The new schedule is organised by constituency, polling division, day of the week and time of day. Mr Dorsett said constituency maps detailing the collections routes will be distributed in the New Year and publicised throughout New Providence.
“We will also engage a cadre of volunteers to assist the DEHS in reporting whether or not the privately contracted companies are collecting waste on time,” he said.
The minister noted that because the fleet of garbage trucks owned by the government is in “a state of disrepair”, with only about half in operation in May 2012, the government decided to out source much of the work to several private contractors instead of investing in new trucks.
The companies contracted include: Boomers Trucking, Mr Pick Up, Bahamas Waste, United Sanitation, Impact, PCWM, Trash It, Direct Trucking and Garbage Man.
“Since instituting this measure the collection of garbage has gotten better,” Mr Dorsett said. “There are some issues that have been reported but by and large the new system is working.”
He also reminded Bahamians of their responsibilities with regard to the preparation of trash for collection, as outlined in the Environmental Health Services (Collection and Disposal of Waste) Regulations 2004:
• For ease and efficiency of collection, all persons shall place waste only in domestic waste receptacles or containerised storage bins, and place the bins as close as practical to a road, without obstructing pedestrian or vehicular traffic, for pick up by a collector.
• A domestic waste receptacle or containerised storage bin shall have sufficient strength and rigidity to withstand the wear and tear to which it may be subjected under normal collection procedures.
Mr Dorsett further noted that under the rules, a collector is not required to collect domestic waste from
• any waste receptacle that with the weight of its contents exceeds 70 pounds.
• any waste receptacle which due to the compaction of waste, accessibility or any other reason cannot be emptied by the collectors in a normal “free flowing” manner.
• any waste receptacle which is not suitable for holding such waste.
“Citizens should also be reminded that the collectors for residential waste are not responsible for removing bulk waste, green waste or any waste from commercial properties.

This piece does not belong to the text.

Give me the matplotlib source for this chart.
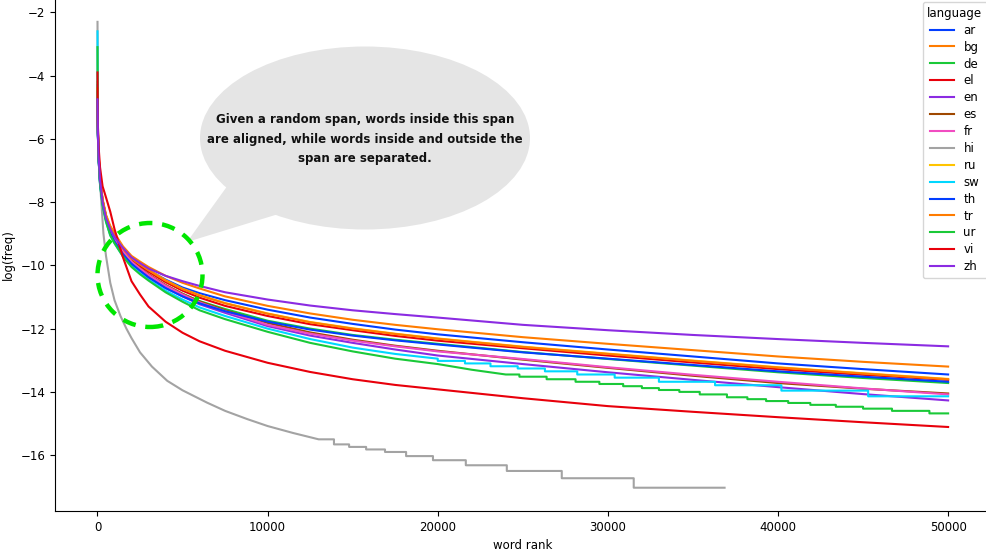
#-------------------------------------------------------------------------------
# Word frequency by rank for each language (log scale)
#-------------------------------------------------------------------------------
import matplotlib
matplotlib.use("Agg")
import matplotlib.pyplot as plt
from matplotlib.patches import Ellipse, Polygon
#-------------------------------------------------------------------------------
# Data
#-------------------------------------------------------------------------------
languages = ["ar", "bg", "de", "el", "en", "es", "fr", "hi", "ru", "sw", "th", "tr", "ur", "vi", "zh"]

ranks = [1, 20, 60, 150, 300, 500, 750, 1000, 1500, 2000, 2500, 3000, 4000, 5000, 6000, 7500,
         10000, 12500, 15000, 17500, 20000, 25000, 30000, 35000, 40000, 45000, 50000]

ar = [-4.3, -5.7, -6.5, -7.3, -7.95, -8.45, -8.82, -9.05, -9.5, -9.8, -9.98, -10.15, -10.45, -10.7,
      -10.88, -11.1, -11.4, -11.65, -11.85, -12.03, -12.18, -12.43, -12.66, -12.88, -13.1, -13.28, -13.45]
bg = [-4.2, -5.6, -6.4, -7.2, -7.9, -8.4, -8.75, -8.98, -9.4, -9.7, -9.88, -10.05, -10.33, -10.55,
      -10.73, -10.98, -11.28, -11.52, -11.72, -11.88, -12.02, -12.27, -12.48, -12.68, -12.88, -13.05, -13.2]
de = [-4.4, -5.75, -6.55, -7.35, -8.0, -8.5, -8.9, -9.15, -9.55, -9.88, -10.1, -10.3, -10.63, -10.9,
      -11.13, -11.38, -11.75, -12.0, -12.2, -12.35, -12.48, -12.74, -12.96, -13.17, -13.38, -13.56, -13.72]
el = [-4.5, -5.7, -6.5, -7.3, -7.95, -8.45, -8.85, -9.1, -9.5, -9.82, -10.02, -10.2, -10.53, -10.8,
      -11.02, -11.28, -11.6, -11.86, -12.05, -12.23, -12.38, -12.62, -12.85, -13.07, -13.28, -13.46, -13.62]
en = [-4.6, -5.8, -6.6, -7.4, -8.0, -8.55, -8.95, -9.2, -9.6, -9.92, -10.15, -10.35, -10.7, -10.98,
      -11.23, -11.5, -11.92, -12.22, -12.45, -12.66, -12.85, -13.12, -13.38, -13.62, -13.85, -14.07, -14.27]
es = [-4.5, -5.75, -6.55, -7.35, -8.0, -8.5, -8.9, -9.15, -9.55, -9.87, -10.08, -10.28, -10.62, -10.9,
      -11.14, -11.42, -11.82, -12.12, -12.35, -12.54, -12.7, -12.98, -13.24, -13.49, -13.72, -13.9, -14.05]
fr = [-4.5, -5.75, -6.55, -7.35, -8.0, -8.5, -8.9, -9.15, -9.55, -9.88, -10.1, -10.3, -10.64, -10.92,
      -11.17, -11.45, -11.88, -12.16, -12.38, -12.56, -12.72, -12.96, -13.22, -13.46, -13.68, -13.89, -14.08]
ru = [-4.4, -5.65, -6.45, -7.25, -7.95, -8.43, -8.8, -9.02, -9.46, -9.77, -9.96, -10.14, -10.47, -10.74,
      -10.94, -11.19, -11.52, -11.79, -11.99, -12.16, -12.31, -12.57, -12.79, -13.01, -13.22, -13.41, -13.59]
th = [-4.5, -5.8, -6.6, -7.4, -8.05, -8.57, -8.98, -9.25, -9.65, -9.95, -10.17, -10.38, -10.72, -10.98,
      -11.2, -11.45, -11.78, -12.03, -12.22, -12.37, -12.5, -12.75, -12.95, -13.15, -13.35, -13.52, -13.68]
tr = [-4.4, -5.65, -6.45, -7.25, -7.95, -8.43, -8.8, -9.02, -9.47, -9.78, -9.97, -10.15, -10.48, -10.75,
      -10.95, -11.2, -11.53, -11.8, -12.0, -12.17, -12.32, -12.58, -12.8, -13.02, -13.23, -13.42, -13.6]
vi = [-3.9, -5.5, -6.2, -6.9, -7.5, -7.85, -8.3, -8.85, -9.75, -10.5, -10.92, -11.3, -11.78, -12.13,
      -12.4, -12.7, -13.08, -13.37, -13.6, -13.78, -13.92, -14.2, -14.45, -14.63, -14.8, -14.96, -15.11]
zh = [-4.75, -5.7, -6.5, -7.3, -8.0, -8.5, -8.85, -9.1, -9.45, -9.75, -9.93, -10.1, -10.33, -10.5,
      -10.65, -10.85, -11.08, -11.27, -11.42, -11.54, -11.65, -11.88, -12.05, -12.2, -12.33, -12.45, -12.56]

# smooth head of sw, ur and hi, then the flat steps of their tails
sw_head_ranks = [1, 20, 60, 150, 300, 500, 750, 1000, 1500, 2000, 2500, 3000, 4000, 5000, 6000,
                 7500, 10000, 12500, 15000, 17500, 20000]
sw_head = [-2.6, -5.8, -6.6, -7.45, -8.1, -8.62, -9.05, -9.3, -9.72, -10.02, -10.25, -10.45, -10.8,
           -11.08, -11.33, -11.6, -12.0, -12.33, -12.6, -12.8, -12.95]
sw_step_ranks = [20000, 21600, 23100, 24700, 26300, 28200, 30400, 33000, 36300, 40200, 45300]
sw_steps = [-13.02, -13.1, -13.19, -13.26, -13.35, -13.45, -13.55, -13.68, -13.79, -13.96, -14.14]
sw_last_rank = 50000

ur_head_ranks = [1, 20, 60, 150, 300, 500, 750, 1000, 1500, 2000, 2500, 3000, 4000, 5000, 6000,
                 7500, 10000, 12500, 15000, 17500, 20000, 22000, 24000]
ur_head = [-3.1, -5.8, -6.6, -7.45, -8.1, -8.62, -9.05, -9.3, -9.72, -10.05, -10.28, -10.48, -10.85,
           -11.15, -11.42, -11.7, -12.1, -12.45, -12.72, -12.95, -13.12, -13.3, -13.45]
ur_step_ranks = [24800, 26400, 28100, 29500, 30900, 32000, 33000, 34200, 35400, 37000, 38200,
                 39300, 40600, 41900, 43400, 45000, 46700, 48900]
ur_steps = [-13.52, -13.6, -13.68, -13.75, -13.82, -13.88, -13.94, -14.0, -14.08, -14.17, -14.23,
            -14.29, -14.35, -14.41, -14.47, -14.53, -14.6, -14.68]
ur_last_rank = 50000

hi_head_ranks = [1, 20, 60, 100, 150, 200, 275, 350, 500, 750, 1000, 1350, 1700, 2000, 2500, 3200,
                 4100, 5000, 6440, 7500, 8800, 10000, 11500, 13000]
hi_head = [-2.3, -5.5, -6.4, -6.9, -7.4, -7.8, -8.4, -9.0, -9.7, -10.55, -11.1, -11.6, -12.0, -12.3,
           -12.75, -13.2, -13.65, -13.95, -14.34, -14.6, -14.86, -15.08, -15.3, -15.5]
hi_step_ranks = [13900, 14790, 15790, 16900, 18140, 19720, 21650, 24060, 27290, 31520]
hi_steps = [-15.66, -15.74, -15.82, -15.9, -16.03, -16.16, -16.32, -16.5, -16.73, -17.03]
hi_last_rank = 36860

palette = ['#023eff', '#ff7c00', '#1ac938', '#e8000b', '#8b2be2', '#9f4800', '#f14cc1',
           '#a3a3a3', '#ffc400', '#00d7ff']

callout = ("Given a random span, words inside this span\n"
           "are aligned, while words inside and outside the\n"
           "span are separated.")
#-------------------------------------------------------------------------------
# Helper: smooth head followed by flat steps
#-------------------------------------------------------------------------------
def withSteps(headRanks, head, stepRanks, steps, lastRank):
    xs, ys = list(headRanks), list(head)
    for r, v in zip(stepRanks, steps):
        xs.append(r)
        ys.append(ys[-1])
        xs.append(r)
        ys.append(v)
    xs.append(lastRank)
    ys.append(ys[-1])
    return xs, ys

series = {
    "ar": (ranks, ar), "bg": (ranks, bg), "de": (ranks, de), "el": (ranks, el),
    "en": (ranks, en), "es": (ranks, es), "fr": (ranks, fr),
    "hi": withSteps(hi_head_ranks, hi_head, hi_step_ranks, hi_steps, hi_last_rank),
    "ru": (ranks, ru),
    "sw": withSteps(sw_head_ranks, sw_head, sw_step_ranks, sw_steps, sw_last_rank),
    "th": (ranks, th), "tr": (ranks, tr),
    "ur": withSteps(ur_head_ranks, ur_head, ur_step_ranks, ur_steps, ur_last_rank),
    "vi": (ranks, vi), "zh": (ranks, zh),
}
#-------------------------------------------------------------------------------
# Make the Graph
#-------------------------------------------------------------------------------
plt.rcParams['font.family'] = ['DejaVu Sans']
fig = plt.figure(figsize=(9.87, 5.54), dpi=100)
ax = fig.add_axes([0.0557, 0.0776, 0.948, 0.925])

for i, lang in enumerate(languages):
    xs, ys = series[lang]
    ax.plot(xs, ys, color=palette[i % len(palette)], lw=1.5, label=lang)

ax.spines['top'].set_visible(False)
ax.spines['right'].set_visible(False)
ax.set_xticks([0, 10000, 20000, 30000, 40000, 50000])
ax.set_yticks([-16, -14, -12, -10, -8, -6, -4, -2])
ax.tick_params(labelsize=8.5)
ax.set_xlabel("word rank", fontsize=8.5)
ax.set_ylabel("log(freq)", fontsize=8.5)

leg = ax.legend(title="language", loc="upper right", fontsize=8.5, title_fontsize=8.5,
                labelspacing=0.33, handlelength=2.0, borderaxespad=0.3)

# speech bubble
W, H = 987.0, 554.0
def fx(px):
    return px / W
def fy(py):
    return 1 - py / H
tail = Polygon([(fx(228), fy(185)), (fx(187), fy(242)), (fx(285), fy(212))],
               closed=True, transform=fig.transFigure, facecolor='#e5e5e5',
               edgecolor='none', zorder=5)
bubble = Ellipse((fx(365), fy(138)), 330 / W, 183 / H, transform=fig.transFigure,
                 facecolor='#e5e5e5', edgecolor='none', zorder=5)
fig.patches.extend([tail, bubble])
fig.text(fx(365), fy(139), callout, ha='center', va='center', fontsize=8.5,
         fontweight='bold', linespacing=1.65, color='#111111', zorder=6)

# dashed green circle
ring = Ellipse((fx(150), fy(275)), 105 / W, 104 / H, transform=fig.transFigure,
               facecolor='none', edgecolor='#00e600', lw=3.2, linestyle=(0, (3, 2.2)),
               zorder=7)
fig.patches.append(ring)

fig.savefig("out.png", dpi=100)
#-------------------------------------------------------------------------------
# Fin
#-------------------------------------------------------------------------------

This schedule presented today is for the removal of residential waste only,” the minister said.
“While the Department of Environmental Health Services (DEHS) and by extension the Ministry of the Environment and Housing is diligently working to bring solution to this age old problem and to advance the country to a 21st century model of garbage collection, recycling and waste management in general, the people of the Bahamas, especially here in the capital, must understand that this is a two-way street.
“The government is doing its part, but so must all residents. It is a shared responsibility to keep our environment clean.
“We should not litter by throwing trash out of cars on the side of streets or anywhere that is not a designated trash receptacle. We should also ensure that trash is secured from stray animals and elements of weather, such as wind.
“We cannot continue in this careless fashion, showing little to no respect for the environment in which we live.”